Essentially, GM paid a discounted subscription rate that equated to about $20 for 3 months. This $20 went into deferred revenue, and then shifted to revenue. GM also got what is called a revenue share on the radio going forward that equated to about $5 per month for the life of the radio as long as it was active. GM receives this revenue even on a second or third owner.

What is being given up by Sirius XM is the revenue that the satellite radio provider would receive from GM. What Sirius XM is getting is a better revenue share deal. In other words, Sirius XM will be paying less on the back end to GM.

What This Means

As discussed, in the short term it means a hit to the subscriber line. In the longer term it means that the revenue share and royalty line will see a decrease, and ARPU (Average Revenue Per User) will likely increase. Here is why.

Sirius XM's current ARPU is $12.14 per month. This means that on average the company is able to garner $12.14 from each member of the subscriber base. As discussed above, GM currently pays about $20, or $6.66 per month for a promotional subscription. Any time a subscriber is paying less than $12.14 per month, the average goes down. While counting some 455,000 subscribers helps the subscriber metric, it is a drag on ARPU. By changing from paid promotional to unpaid promotional, these 455,000 vehicles will not be counted in the subscriber metric used to calculate ARPU.

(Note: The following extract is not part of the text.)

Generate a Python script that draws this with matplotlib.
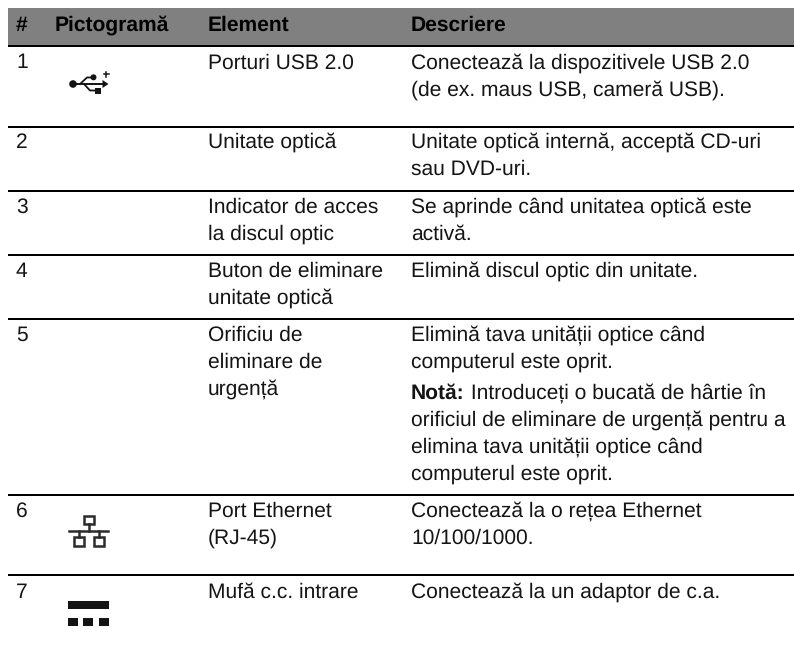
import matplotlib
matplotlib.use('Agg')
import matplotlib.pyplot as plt
from matplotlib.patches import Circle, Rectangle, Polygon

plt.rcParams['font.family'] = ['Liberation Sans', 'DejaVu Sans']
plt.rcParams['text.hinting'] = 'no_hinting'
plt.rcParams['text.hinting_factor'] = 1

headers = ['#', 'Pictogramă', 'Element', 'Descriere']
numbers = ['1', '2', '3', '4', '5', '6', '7']
elements = [
    ['Porturi USB 2.0'],
    ['Unitate optică'],
    ['Indicator de acces', 'la discul optic'],
    ['Buton de eliminare', 'unitate optică'],
    ['Orificiu de', 'eliminare de', 'urgență'],
    ['Port Ethernet', '(RJ-45)'],
    ['Mufă c.c. intrare'],
]
descriptions = [
    ['Conectează la dispozitivele USB 2.0', '(de ex. maus USB, cameră USB).'],
    ['Unitate optică internă, acceptă CD-uri', 'sau DVD-uri.'],
    ['Se aprinde când unitatea optică este', 'activă.'],
    ['Elimină discul optic din unitate.'],
    ['Elimină tava unității optice când', 'computerul este oprit.'],
    ['Conectează la o rețea Ethernet', '10/100/1000.'],
    ['Conectează la un adaptor de c.a.'],
]
note_label = 'Notă:'
note_lines = [
    ' Introduceți o bucată de hârtie în',
    'orificiul de eliminare de urgență pentru a',
    'elimina tava unității optice când',
    'computerul este oprit.',
]

col_x = [16, 55, 208, 411]
baselines = [68.5, 148, 212.5, 277, 340.5, 516.5, 598]  # first line of each row
rules = [127, 191, 255, 319, 495, 575]
line_h = 27
fs = 15.4  # glyphs snap to whole pixel sizes, 15.6 jumps too wide
ink = '#141414'

fig = plt.figure(figsize=(7.94, 6.5), dpi=100)
ax = fig.add_axes([0, 0, 1, 1])
ax.set_xlim(0, 794)
ax.set_ylim(650, 0)
ax.axis('off')

# header band
ax.add_patch(Rectangle((8, 8), 786, 37, color='#808080', lw=0))
ax.add_patch(Rectangle((8, 45), 786, 2, color='black', lw=0))
for x, h in zip(col_x, headers):
    ax.text(x, 31, h, fontsize=fs, fontweight='bold', color='black', va='baseline')

for y in rules:
    ax.add_patch(Rectangle((8, y - 1), 786, 2, color='black', lw=0))

for i in range(len(numbers)):
    ax.text(col_x[0], baselines[i], numbers[i], fontsize=fs, color=ink, va='baseline')
    for j, s in enumerate(elements[i]):
        ax.text(col_x[2], baselines[i] + j * line_h, s, fontsize=fs, color=ink, va='baseline')
    for j, s in enumerate(descriptions[i]):
        ax.text(col_x[3], baselines[i] + j * line_h, s, fontsize=fs, color=ink, va='baseline')

# note in row 5, bold label then regular text
note_y = [399, 425.7, 452.5, 480]
lab = ax.text(col_x[3], note_y[0], note_label, fontsize=fs, fontweight='bold', color=ink, va='baseline')
fig.canvas.draw()
bb = lab.get_window_extent()
ax.text(bb.x1, note_y[0], note_lines[0], fontsize=fs, color=ink, va='baseline')
for y, s in zip(note_y[1:], note_lines[1:]):
    ax.text(col_x[3], y, s, fontsize=fs, color=ink, va='baseline')


def usb_icon():
    ax.add_patch(Circle((73, 84), 3.8, color=ink, lw=0))
    ax.plot([73, 104], [84, 84], color=ink, lw=1.4)
    ax.add_patch(Polygon([[102.5, 80], [108.5, 84], [102.5, 88]], color=ink, lw=0))
    ax.plot([80, 87, 92], [84, 77.5, 77.5], color=ink, lw=1.3)
    ax.add_patch(Circle((93.5, 77.3), 3, color=ink, lw=0))
    ax.plot([84, 90, 95], [84, 90.5, 90.5], color=ink, lw=1.3)
    ax.add_patch(Rectangle((95, 88), 5.7, 5.5, color=ink, lw=0))
    ax.plot([103.5, 108.5], [74, 74], color=ink, lw=1.1)
    ax.plot([106, 106], [71.5, 76.5], color=ink, lw=1.1)


def ethernet_icon():
    lw = 1.8
    c = '#2b2b2b'
    for x0, y0, w, h in [(83.7, 516, 10.3, 8.3), (73.5, 537, 10, 8.5), (93.5, 537, 10.3, 8.5)]:
        ax.add_patch(Rectangle((x0, y0), w, h, fill=False, ec=c, lw=lw))
    ax.plot([68.7, 108], [530.7, 530.7], color=c, lw=lw)
    ax.plot([88.8, 88.8], [524, 530.7], color=c, lw=lw)
    ax.plot([78.5, 78.5], [530.7, 537], color=c, lw=lw)
    ax.plot([98.5, 98.5], [530.7, 537], color=c, lw=lw)


def dc_icon():
    ax.add_patch(Rectangle((68, 601), 41, 8, color=ink, lw=0))
    for x0 in [68, 83, 99]:
        ax.add_patch(Rectangle((x0, 618), 10.2, 8, color=ink, lw=0))


usb_icon()
ethernet_icon()
dc_icon()

fig.savefig('out.png', dpi=100)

The impact is not huge, but it is measurable. In fact, beginning next quarter I look for the company to focus on ARPU growth as a result of the additions we will see related to an increase in the music royalty fee as well as the pending change in the GM deal.

Let's look at last Q4 to get a handle on this. Bear in mind that to simplify this I will not use the purchase price accounting adjustments that the company uses (the result of these adjustments lowers ARPU).

  • During Q4 of 2012 the company reported Revenue of $892,415,000.
  • GM Sales were at 628,000
  • The daily weighted average of subscribers was 23,612,000
  • GM satellite radio installations at 70% would have been 440,000
  • Revenue from GM would have been $8,800,000.

The ARPU (without adjustments) was $12.60. Now let's look at the last quarter as if the GM deal were already changed.

  • Revenue would be about $883,615,000
  • GM sales would be 628,000
  • The daily weighted average of subscriber would be about 23,172,000 (oversimplified)
  • Revenue from GM would be $0

The ARPU would have been $12.71. This represents an $0.11 increase in the ARPU metric even with less revenue.

You can see why there will likely be a shift by Sirius XM to begin to focus on the ARPU line. In essence, the company will be able to demonstrate growth in a category while the real function of the end result in self paying subscribers changes little. The 440,000 subs would still convert to self paying at a similar rate, but the drain that a paid promotional subscription has on ARPU will no longer exist.

The beauty of all of this for Sirius XM is that because the company increased the music royalty fee by 40 cents beginning on February 1st, we will already see ARPU climbing slightly before the 4th quarter switch in the GM deal happens.

Essentially, the company lost a couple of cents in ARPU from last Q3 to last Q4, but the metric will start to show increases (so long as retention discounting remains about the same) in Q1 and beyond. By the time Q4 comes into play there will be a new benefit to the line that will show increases.

What Investors Need To Consider

  • The current 2013 net subscriber addition guidance is 1.4 million. The company delivered 2 million net additions in 2012. The common thinking is that Sirius XM is low-balling the subscriber number by offering up 1.4 million. However, If we were to offer up even 10% growth in the first three quarters of this year, the company would go into Q4 of 2013 with 1.6 million subscribers. We can now see that Q4 is challenged by the switch in the GM deal by what will likely be 450,000 gross subscribers additions. This makes the net additions of Q4 challenging to even deliver 200,000 (and that is aggressive). Simply stated, the odds of matching the 2 million net additions of 2012 is unlikely even with higher auto sales.
  • The longer term impact will be positive to ARPU because lower than average rates will be removed from the equation.
  • The revenue share and royalty line will see savings because the revenue share will be decreased.
  • The focus will shift to Self Pay additions because that metric will see benefit from the GM shift.
  • ARPU will see focus because it should be able to increase for quite a few quarters in relation to the music royalty fee as well as the GM shift.
  • Deactivations will decrease because these GM cars are no longer counted as subscribers unless the consumer elects to become self paying.
  • The impact on churn is initially minimal because promotional subscribers are not used in determining churn. Longer term the impact is positive because the self pay line will increase as consumers convert.

Investors should notice that the company is asking you to shift your focus. That is fine as long as you know the reasons why that shift in focus is being made. Now you know, and as an informed investor you have an advantage. The other secret is that the vast majority of investors do not know these dynamics, and it could present a great opportunity to take advantage of the situation.

Disclosure: I am long SIRI. I wrote this article myself, and it expresses my own opinions. I am not receiving compensation for it (other than from Seeking Alpha). I have no business relationship with any company whose stock is mentioned in this article.